Repeat, exactly and in full, the lines of the listing below, but without any pictures.

** begin DATA LINES **

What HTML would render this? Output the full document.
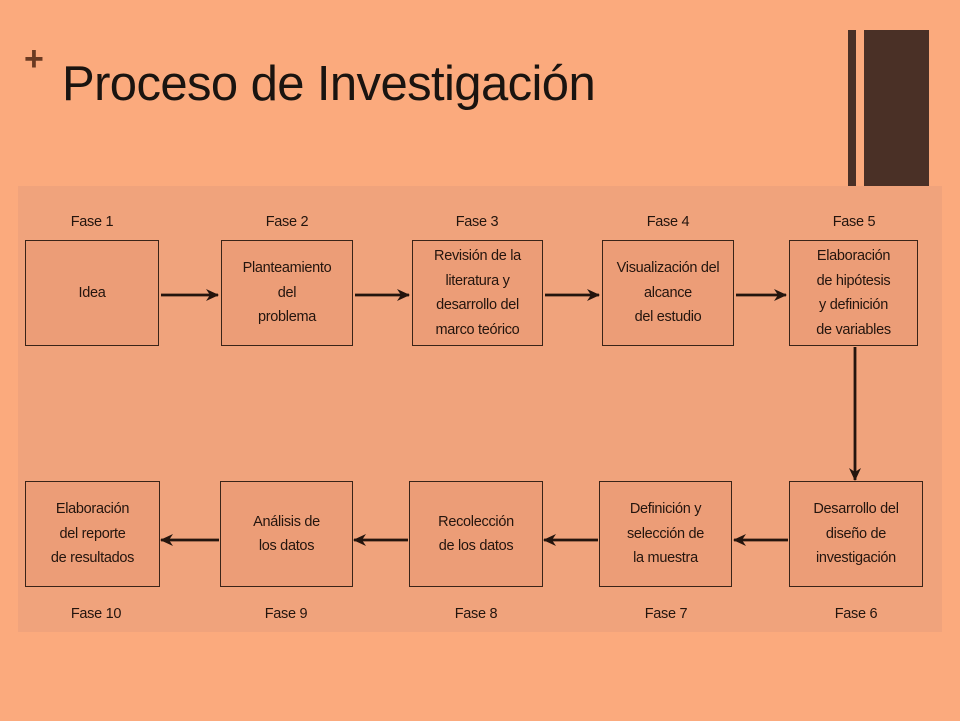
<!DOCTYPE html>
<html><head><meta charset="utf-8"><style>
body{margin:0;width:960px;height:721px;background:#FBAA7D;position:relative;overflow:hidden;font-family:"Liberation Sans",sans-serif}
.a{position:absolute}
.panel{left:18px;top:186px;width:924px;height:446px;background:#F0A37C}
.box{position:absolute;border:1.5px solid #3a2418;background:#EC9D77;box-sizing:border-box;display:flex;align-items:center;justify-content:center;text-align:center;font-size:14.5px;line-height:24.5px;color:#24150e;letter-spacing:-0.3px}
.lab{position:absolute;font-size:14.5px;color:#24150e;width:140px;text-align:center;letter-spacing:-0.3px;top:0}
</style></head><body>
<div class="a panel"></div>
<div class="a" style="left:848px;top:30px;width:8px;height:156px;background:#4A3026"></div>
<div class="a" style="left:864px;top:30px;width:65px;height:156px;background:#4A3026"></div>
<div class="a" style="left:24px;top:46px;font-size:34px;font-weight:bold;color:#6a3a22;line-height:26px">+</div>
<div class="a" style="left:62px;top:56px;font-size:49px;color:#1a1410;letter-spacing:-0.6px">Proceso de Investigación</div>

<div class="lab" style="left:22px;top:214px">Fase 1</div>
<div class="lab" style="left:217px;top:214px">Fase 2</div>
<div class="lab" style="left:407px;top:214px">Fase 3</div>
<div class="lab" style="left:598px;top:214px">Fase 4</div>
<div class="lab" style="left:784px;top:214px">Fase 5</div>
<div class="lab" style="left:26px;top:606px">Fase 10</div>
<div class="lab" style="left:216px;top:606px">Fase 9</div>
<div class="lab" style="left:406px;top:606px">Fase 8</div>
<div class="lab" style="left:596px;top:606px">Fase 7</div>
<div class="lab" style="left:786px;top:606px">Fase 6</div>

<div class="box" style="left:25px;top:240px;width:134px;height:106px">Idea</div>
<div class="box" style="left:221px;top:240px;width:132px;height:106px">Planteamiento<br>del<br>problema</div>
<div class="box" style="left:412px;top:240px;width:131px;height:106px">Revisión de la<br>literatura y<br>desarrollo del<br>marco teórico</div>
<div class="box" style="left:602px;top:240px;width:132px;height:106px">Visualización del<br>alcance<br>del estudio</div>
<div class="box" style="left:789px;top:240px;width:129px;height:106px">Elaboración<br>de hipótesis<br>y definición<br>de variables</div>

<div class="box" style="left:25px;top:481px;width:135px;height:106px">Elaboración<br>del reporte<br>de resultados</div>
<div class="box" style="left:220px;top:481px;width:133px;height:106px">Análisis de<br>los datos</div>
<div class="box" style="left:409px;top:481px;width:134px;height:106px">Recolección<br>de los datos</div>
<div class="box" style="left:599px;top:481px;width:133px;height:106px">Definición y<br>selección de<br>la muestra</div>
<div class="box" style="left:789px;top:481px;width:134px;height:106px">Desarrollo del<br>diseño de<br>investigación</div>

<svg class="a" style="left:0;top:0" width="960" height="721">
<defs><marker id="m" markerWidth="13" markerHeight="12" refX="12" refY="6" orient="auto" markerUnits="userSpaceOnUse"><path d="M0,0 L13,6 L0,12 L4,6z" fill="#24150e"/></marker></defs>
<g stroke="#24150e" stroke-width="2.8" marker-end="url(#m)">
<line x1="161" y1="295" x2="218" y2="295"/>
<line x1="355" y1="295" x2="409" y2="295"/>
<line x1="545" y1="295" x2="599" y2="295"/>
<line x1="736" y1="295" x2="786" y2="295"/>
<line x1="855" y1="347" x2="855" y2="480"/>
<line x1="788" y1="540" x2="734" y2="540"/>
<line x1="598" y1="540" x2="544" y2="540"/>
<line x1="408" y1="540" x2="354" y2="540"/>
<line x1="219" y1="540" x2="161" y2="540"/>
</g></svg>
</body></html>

** end DATA LINES **

RESPONSE TO THE TASK:
What HTML would render this? Output the full document.
<!DOCTYPE html>
<html><head><meta charset="utf-8"><style>
body{margin:0;width:960px;height:721px;background:#FBAA7D;position:relative;overflow:hidden;font-family:"Liberation Sans",sans-serif}
.a{position:absolute}
.panel{left:18px;top:186px;width:924px;height:446px;background:#F0A37C}
.box{position:absolute;border:1.5px solid #3a2418;background:#EC9D77;box-sizing:border-box;display:flex;align-items:center;justify-content:center;text-align:center;font-size:14.5px;line-height:24.5px;color:#24150e;letter-spacing:-0.3px}
.lab{position:absolute;font-size:14.5px;color:#24150e;width:140px;text-align:center;letter-spacing:-0.3px;top:0}
</style></head><body>
<div class="a panel"></div>
<div class="a" style="left:848px;top:30px;width:8px;height:156px;background:#4A3026"></div>
<div class="a" style="left:864px;top:30px;width:65px;height:156px;background:#4A3026"></div>
<div class="a" style="left:24px;top:46px;font-size:34px;font-weight:bold;color:#6a3a22;line-height:26px">+</div>
<div class="a" style="left:62px;top:56px;font-size:49px;color:#1a1410;letter-spacing:-0.6px">Proceso de Investigación</div>

<div class="lab" style="left:22px;top:214px">Fase 1</div>
<div class="lab" style="left:217px;top:214px">Fase 2</div>
<div class="lab" style="left:407px;top:214px">Fase 3</div>
<div class="lab" style="left:598px;top:214px">Fase 4</div>
<div class="lab" style="left:784px;top:214px">Fase 5</div>
<div class="lab" style="left:26px;top:606px">Fase 10</div>
<div class="lab" style="left:216px;top:606px">Fase 9</div>
<div class="lab" style="left:406px;top:606px">Fase 8</div>
<div class="lab" style="left:596px;top:606px">Fase 7</div>
<div class="lab" style="left:786px;top:606px">Fase 6</div>

<div class="box" style="left:25px;top:240px;width:134px;height:106px">Idea</div>
<div class="box" style="left:221px;top:240px;width:132px;height:106px">Planteamiento<br>del<br>problema</div>
<div class="box" style="left:412px;top:240px;width:131px;height:106px">Revisión de la<br>literatura y<br>desarrollo del<br>marco teórico</div>
<div class="box" style="left:602px;top:240px;width:132px;height:106px">Visualización del<br>alcance<br>del estudio</div>
<div class="box" style="left:789px;top:240px;width:129px;height:106px">Elaboración<br>de hipótesis<br>y definición<br>de variables</div>

<div class="box" style="left:25px;top:481px;width:135px;height:106px">Elaboración<br>del reporte<br>de resultados</div>
<div class="box" style="left:220px;top:481px;width:133px;height:106px">Análisis de<br>los datos</div>
<div class="box" style="left:409px;top:481px;width:134px;height:106px">Recolección<br>de los datos</div>
<div class="box" style="left:599px;top:481px;width:133px;height:106px">Definición y<br>selección de<br>la muestra</div>
<div class="box" style="left:789px;top:481px;width:134px;height:106px">Desarrollo del<br>diseño de<br>investigación</div>

<svg class="a" style="left:0;top:0" width="960" height="721">
<defs><marker id="m" markerWidth="13" markerHeight="12" refX="12" refY="6" orient="auto" markerUnits="userSpaceOnUse"><path d="M0,0 L13,6 L0,12 L4,6z" fill="#24150e"/></marker></defs>
<g stroke="#24150e" stroke-width="2.8" marker-end="url(#m)">
<line x1="161" y1="295" x2="218" y2="295"/>
<line x1="355" y1="295" x2="409" y2="295"/>
<line x1="545" y1="295" x2="599" y2="295"/>
<line x1="736" y1="295" x2="786" y2="295"/>
<line x1="855" y1="347" x2="855" y2="480"/>
<line x1="788" y1="540" x2="734" y2="540"/>
<line x1="598" y1="540" x2="544" y2="540"/>
<line x1="408" y1="540" x2="354" y2="540"/>
<line x1="219" y1="540" x2="161" y2="540"/>
</g></svg>
</body></html>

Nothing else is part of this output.